Le CNE fête ses 20 ans. Quelles ont été les évolutions du Comité sur cette période?

La création du CNE répondait à une demande des présidents d'université. Ce n'était donc pas une démarche autoritaire d'Alain Savary.

On pourrait dire qu'il y a eu une première période orchestrée par Laurent Schwartz. Il a su prouver qu'il était important d'évaluer les établissements, de constituer une sorte de monographie, une présentation des universités. Le CNE est d'ailleurs le seul à proposer un tel descriptif.

Maintenant que cette phase de présentation a été faite, nous menons un travail plus incisif qui incite plus fermement les établissements à la correction de certains de leurs défauts. La démarche antérieure était plus "philatélique". On parlait plus des UFR que de gouvernance. Désormais, c'est la démarche inverse. Nous parlons des UFR mais dans le cadre de la stratégie globale de l'université.

Nous nous attachons à un nouveau problème : être en phase avec les objectifs de Berlin. C'est pourquoi nous développons l'auto-évaluation. Le CNE se doit de crédibiliser le système universitaire français dans le cadre du processus européen.

Vous organisez un colloque les 10 et 11 juin à Dijon. Qu'en attendez-vous?

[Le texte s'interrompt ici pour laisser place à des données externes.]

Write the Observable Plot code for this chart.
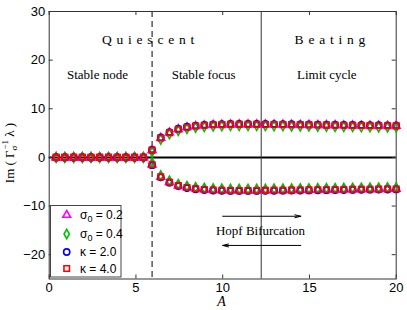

Pendant deux jours nous y parlerons d'évaluation. Nous allons essayer de mettre en perspective les pratiques européennes et clarifier les différents domaines : certification, qualification, assurance-qualité… Nous souhaitons aussi faire témoigner les acteurs de leurs parcours avec le CNE, leur demander ce qu'ils en ont tiré. Ce qui est intéressant, c'est que, grâce à ce colloque, nous allons pouvoir mettre en évidence tout cela dans un cadre unique.